Thai-Chana is one of the COVID-19 disease-control tracing mobile applications as an online registration system for people entering public venues. This system aims to determine crowdedness of business and public locations for disease-control measures of physical distancing management. The app allows users or visitors to ‘check-in’ and ‘check-out’ by scanning QR code when visiting places. They are notified and provided trace information of infected visitors to track down visitors with close contact to them based on location and timeline. However, criticisms and concerns of using Thai-Chana app include data privacy, data redundancy, and data integrity and quality.

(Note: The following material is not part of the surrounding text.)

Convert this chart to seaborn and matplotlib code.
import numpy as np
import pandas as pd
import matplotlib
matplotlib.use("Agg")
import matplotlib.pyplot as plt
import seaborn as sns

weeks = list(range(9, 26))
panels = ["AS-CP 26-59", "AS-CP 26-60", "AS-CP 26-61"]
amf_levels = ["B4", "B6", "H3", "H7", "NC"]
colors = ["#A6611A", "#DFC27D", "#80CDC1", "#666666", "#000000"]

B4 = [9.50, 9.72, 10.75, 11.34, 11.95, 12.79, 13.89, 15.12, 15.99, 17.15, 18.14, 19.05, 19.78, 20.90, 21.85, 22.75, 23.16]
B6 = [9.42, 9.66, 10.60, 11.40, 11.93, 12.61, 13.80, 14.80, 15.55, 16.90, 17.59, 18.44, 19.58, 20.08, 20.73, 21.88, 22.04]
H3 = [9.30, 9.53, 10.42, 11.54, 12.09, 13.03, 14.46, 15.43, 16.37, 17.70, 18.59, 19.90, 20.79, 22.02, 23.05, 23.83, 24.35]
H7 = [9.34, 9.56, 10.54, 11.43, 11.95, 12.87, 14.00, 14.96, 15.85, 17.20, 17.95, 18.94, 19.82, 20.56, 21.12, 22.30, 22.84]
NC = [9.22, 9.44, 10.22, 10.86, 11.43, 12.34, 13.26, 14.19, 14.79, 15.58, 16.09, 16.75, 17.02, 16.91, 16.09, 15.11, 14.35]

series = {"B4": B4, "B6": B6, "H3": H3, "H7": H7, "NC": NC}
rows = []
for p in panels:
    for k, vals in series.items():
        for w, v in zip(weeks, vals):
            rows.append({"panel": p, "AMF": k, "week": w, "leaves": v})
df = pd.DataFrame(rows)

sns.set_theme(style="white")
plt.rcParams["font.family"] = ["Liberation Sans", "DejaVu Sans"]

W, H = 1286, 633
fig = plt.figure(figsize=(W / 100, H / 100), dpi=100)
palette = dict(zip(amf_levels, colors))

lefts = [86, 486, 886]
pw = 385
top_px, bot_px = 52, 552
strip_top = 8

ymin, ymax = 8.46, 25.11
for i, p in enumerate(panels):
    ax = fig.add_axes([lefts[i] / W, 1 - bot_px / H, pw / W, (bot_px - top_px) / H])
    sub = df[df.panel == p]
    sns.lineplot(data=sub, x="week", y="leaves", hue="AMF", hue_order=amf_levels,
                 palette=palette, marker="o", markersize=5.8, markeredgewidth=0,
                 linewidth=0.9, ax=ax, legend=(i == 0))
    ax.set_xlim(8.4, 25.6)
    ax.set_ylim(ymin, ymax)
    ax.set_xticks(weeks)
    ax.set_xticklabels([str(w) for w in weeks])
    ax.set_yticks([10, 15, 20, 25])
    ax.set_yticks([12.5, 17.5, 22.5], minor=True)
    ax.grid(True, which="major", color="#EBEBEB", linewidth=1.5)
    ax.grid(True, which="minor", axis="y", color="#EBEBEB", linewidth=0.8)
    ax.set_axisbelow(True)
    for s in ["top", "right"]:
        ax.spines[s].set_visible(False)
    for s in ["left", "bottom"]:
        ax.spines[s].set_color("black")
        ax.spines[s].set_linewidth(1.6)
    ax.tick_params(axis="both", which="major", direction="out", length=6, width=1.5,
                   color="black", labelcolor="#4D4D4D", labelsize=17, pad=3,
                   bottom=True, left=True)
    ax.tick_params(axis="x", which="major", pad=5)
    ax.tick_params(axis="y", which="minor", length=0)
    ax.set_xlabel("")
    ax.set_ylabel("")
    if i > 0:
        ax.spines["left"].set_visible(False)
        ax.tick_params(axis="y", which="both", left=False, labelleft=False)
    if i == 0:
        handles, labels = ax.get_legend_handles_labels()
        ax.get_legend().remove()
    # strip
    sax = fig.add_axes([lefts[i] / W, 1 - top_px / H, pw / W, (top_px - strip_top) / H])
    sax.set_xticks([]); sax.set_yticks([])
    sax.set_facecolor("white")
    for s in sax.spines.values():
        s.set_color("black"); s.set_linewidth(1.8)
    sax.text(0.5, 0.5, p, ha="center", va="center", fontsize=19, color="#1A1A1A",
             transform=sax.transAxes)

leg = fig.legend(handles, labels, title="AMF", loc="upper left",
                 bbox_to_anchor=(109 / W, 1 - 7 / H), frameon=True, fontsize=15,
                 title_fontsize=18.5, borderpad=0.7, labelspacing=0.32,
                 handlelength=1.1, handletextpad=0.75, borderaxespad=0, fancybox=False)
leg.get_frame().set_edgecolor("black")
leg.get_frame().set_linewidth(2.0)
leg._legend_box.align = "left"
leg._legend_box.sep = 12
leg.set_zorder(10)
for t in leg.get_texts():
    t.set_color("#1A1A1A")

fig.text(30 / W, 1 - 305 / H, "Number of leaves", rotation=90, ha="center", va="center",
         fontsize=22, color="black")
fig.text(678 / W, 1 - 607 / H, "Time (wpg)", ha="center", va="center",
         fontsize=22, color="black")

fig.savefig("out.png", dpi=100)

Data privacy and security:
Thai-Chana application requires real-time location of users by coercing visitors to give their private information before entering some places, which is considered as a privacy violation. For those with no smartphone, writing down their private information is also requisite by using a given pen as the same as others. This measure not only increases a contact of disease but also induces a leakage of personal data to third parties, resulting in problems of scam calls and spam messages have arisen until these days.
Data redundancy :
Apart from Thai-Chana, another COVID-19 tracing application with similar functions is MorChana. While visitors check in to the Thai Chana system and MorChana recording the location by GPS, both applications collect the same user’s personal information and location. These systems lead to data redundancy that wastes excessive resources to store the same data in separate databases of these two apps, since the redundant data is eventually transferred to the Disease Control Department (DCD).

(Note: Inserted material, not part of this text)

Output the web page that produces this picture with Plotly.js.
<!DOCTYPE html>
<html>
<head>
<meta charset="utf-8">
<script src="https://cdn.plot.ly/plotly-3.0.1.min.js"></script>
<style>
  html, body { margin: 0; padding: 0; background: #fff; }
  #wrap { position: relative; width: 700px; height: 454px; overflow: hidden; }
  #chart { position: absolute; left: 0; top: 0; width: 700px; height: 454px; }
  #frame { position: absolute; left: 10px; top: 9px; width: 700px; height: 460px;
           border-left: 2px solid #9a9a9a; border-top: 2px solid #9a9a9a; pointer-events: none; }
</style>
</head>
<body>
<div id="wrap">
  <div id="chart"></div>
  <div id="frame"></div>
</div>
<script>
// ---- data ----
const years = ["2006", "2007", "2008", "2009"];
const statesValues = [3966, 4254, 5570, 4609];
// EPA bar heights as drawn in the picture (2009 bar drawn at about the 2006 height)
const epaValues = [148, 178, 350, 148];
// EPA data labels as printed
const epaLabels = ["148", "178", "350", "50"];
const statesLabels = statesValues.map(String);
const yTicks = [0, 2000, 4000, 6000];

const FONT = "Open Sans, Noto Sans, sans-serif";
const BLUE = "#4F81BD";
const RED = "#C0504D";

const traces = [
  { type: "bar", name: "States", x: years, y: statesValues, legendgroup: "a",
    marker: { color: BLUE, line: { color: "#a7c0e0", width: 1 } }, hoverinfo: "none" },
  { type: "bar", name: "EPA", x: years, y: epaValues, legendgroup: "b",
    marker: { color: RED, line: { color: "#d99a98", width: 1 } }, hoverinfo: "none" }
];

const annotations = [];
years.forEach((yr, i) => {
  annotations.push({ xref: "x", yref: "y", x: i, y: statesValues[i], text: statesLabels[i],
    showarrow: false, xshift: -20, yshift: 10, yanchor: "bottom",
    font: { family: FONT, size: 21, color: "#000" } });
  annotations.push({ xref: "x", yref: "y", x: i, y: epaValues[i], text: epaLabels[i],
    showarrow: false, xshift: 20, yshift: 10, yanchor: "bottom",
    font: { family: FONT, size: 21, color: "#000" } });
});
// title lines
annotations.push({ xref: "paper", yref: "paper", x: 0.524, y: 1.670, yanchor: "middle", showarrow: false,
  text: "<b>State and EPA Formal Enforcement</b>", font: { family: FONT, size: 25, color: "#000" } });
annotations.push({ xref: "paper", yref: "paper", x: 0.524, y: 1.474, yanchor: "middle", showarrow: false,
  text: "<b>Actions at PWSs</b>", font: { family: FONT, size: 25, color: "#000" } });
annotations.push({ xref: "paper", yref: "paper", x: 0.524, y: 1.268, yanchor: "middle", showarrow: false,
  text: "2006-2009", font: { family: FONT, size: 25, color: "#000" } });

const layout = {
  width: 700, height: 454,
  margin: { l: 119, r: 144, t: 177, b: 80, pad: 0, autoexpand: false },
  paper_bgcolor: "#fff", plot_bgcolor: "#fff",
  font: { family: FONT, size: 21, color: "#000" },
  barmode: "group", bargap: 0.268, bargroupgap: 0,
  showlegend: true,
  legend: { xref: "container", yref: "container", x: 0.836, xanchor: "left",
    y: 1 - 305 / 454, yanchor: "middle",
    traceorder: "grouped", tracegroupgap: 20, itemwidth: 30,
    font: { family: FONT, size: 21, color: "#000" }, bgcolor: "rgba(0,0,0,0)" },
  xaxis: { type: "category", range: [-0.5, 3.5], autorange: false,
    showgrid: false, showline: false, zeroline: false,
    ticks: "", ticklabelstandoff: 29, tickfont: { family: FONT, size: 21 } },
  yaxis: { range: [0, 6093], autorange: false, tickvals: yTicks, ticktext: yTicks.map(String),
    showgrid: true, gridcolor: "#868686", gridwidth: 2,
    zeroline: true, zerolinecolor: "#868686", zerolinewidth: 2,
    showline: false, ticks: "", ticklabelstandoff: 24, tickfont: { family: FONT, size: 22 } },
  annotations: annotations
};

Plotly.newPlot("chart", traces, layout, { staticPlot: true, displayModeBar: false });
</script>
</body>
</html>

Data integrity and quality :
As aforementioned, there is a gap of data collection between users who can and cannot access the Thai-Chana system via smart devices. Since the data from visitors with no smartphone results in paper-based records, some collected data with poor handwriting affect the data integrity when digitizing data from paper to database. Moreover, unwillingness to give private information could coerce visitors to provide false information intentionally.
To apply knowledge and skills of health informatics to the Thai-Chana system project, well-planned implementation of data privacy regulations and management of information technology security could prevent user’s data violation and leakage, which is crucial to the reliability of the database owner or government to the users. If the users trust in the data privacy and security system of the application, they would be more willing to reveal the real personal information that is advantageous to the data quality for the disease control measure. Using tools and technology, such as tablets, for data collection instead of digitizing paper-based records could encourage data integrity. Furthermore, a health informatics interoperability system designed by enterprise architecture could avoid redundant data entry if there were an organization (or DCD itself) controlling data flow and centralized data from different application databases. The interoperability also prevents the development of duplicated applications/projects, saves the cost of wasted data storage, and utilizes information technology resources more efficiently during pandemics.